For a large-scale analysis project, you might need more CPU, memory, or disk capacity. If so, you can find VMs of different numbers of CPU cores, memory capacity, disk types (including solid-state drives), and GPU-based instances for deep learning that meet your compute and budgetary needs. The Azure Virtual Machines pricing page shows the full list of VMs, along with their hourly compute prices.
Add more tools
The DSVM offers prebuilt tools that can address many common data-analytics needs. They save time because you don't have to individually install and configure your environments. They also save you money, because you pay for only resources that you use.
You can use other Azure data and analytics services profiled in this article to enhance your analytics environment. In some cases, you might need other tools, including specific proprietary partner tools. You have full administrative access on the virtual machine to install the tools that you need. You can also install other packages in Python and R that aren't preinstalled. For Python, you can use either conda
or pip
. For R, you can use install.packages()
in the R console, or use the IDE and select Packages > Install Packages.
Deep learning
In addition to the framework-based samples, you can get a set of comprehensive walkthroughs that were validated on the DSVM. These walkthroughs help you jump-start your development of deep-learning applications in image and text/language analysis domains.
Running neural networks across different frameworks: This walkthrough shows how to migrate code from one framework to another.
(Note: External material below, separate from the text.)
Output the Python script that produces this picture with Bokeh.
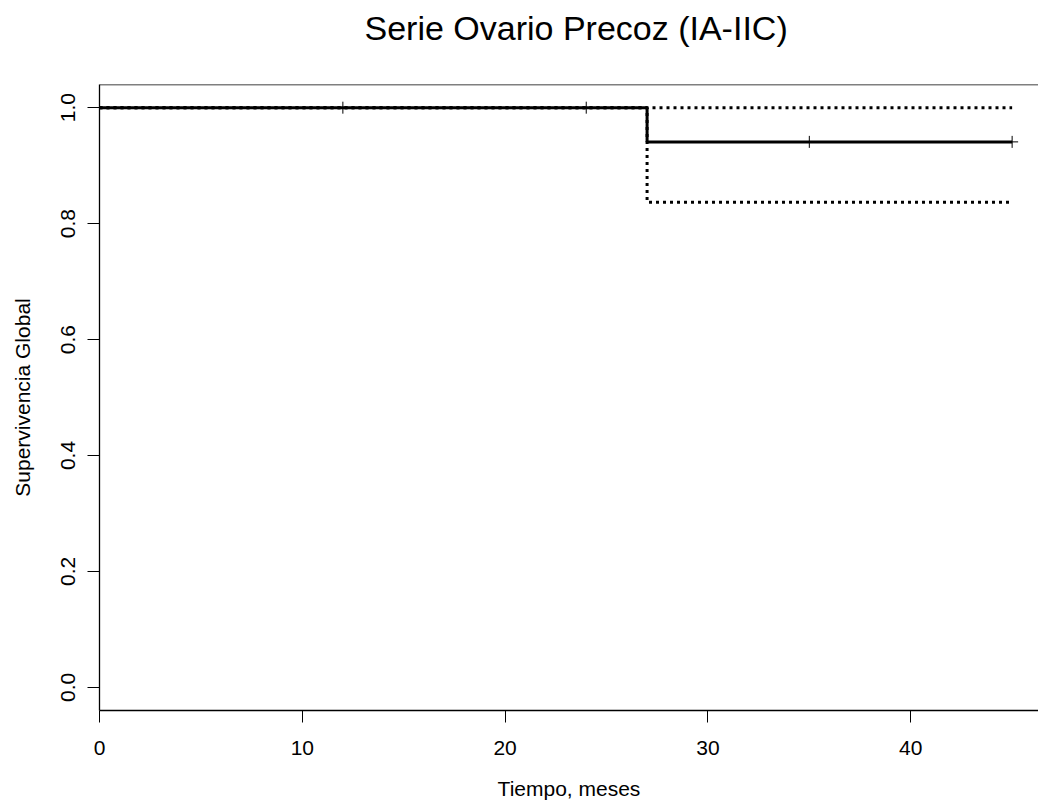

It also shows how to compare models and runtime performance across frameworks.
A how-to guide to build an end-to-end solution to detect products within images: The image detection technique can locate and classify objects within images. This technology has the potential to bring huge rewards in many real-life business domains. For example, retailers can use this technique to identify a product that a customer picked up from the shelf. This information helps retail stores manage product inventory.
Deep learning for audio: This tutorial shows how to train a deep-learning model for audio event detection on the urban sounds dataset. It also provides an overview of how to work with audio data.
Classification of text documents: This walkthrough demonstrates how to build and train two neural network architectures: Hierarchical Attention Network and Long Short Term Memory (LSTM) network. These neural networks use the Keras API for deep learning, to classify text documents.
Summary
This article described some of the things you can do on the Microsoft Data Science Virtual Machine. There are many more things you can do to make the DSVM an effective analytics environment.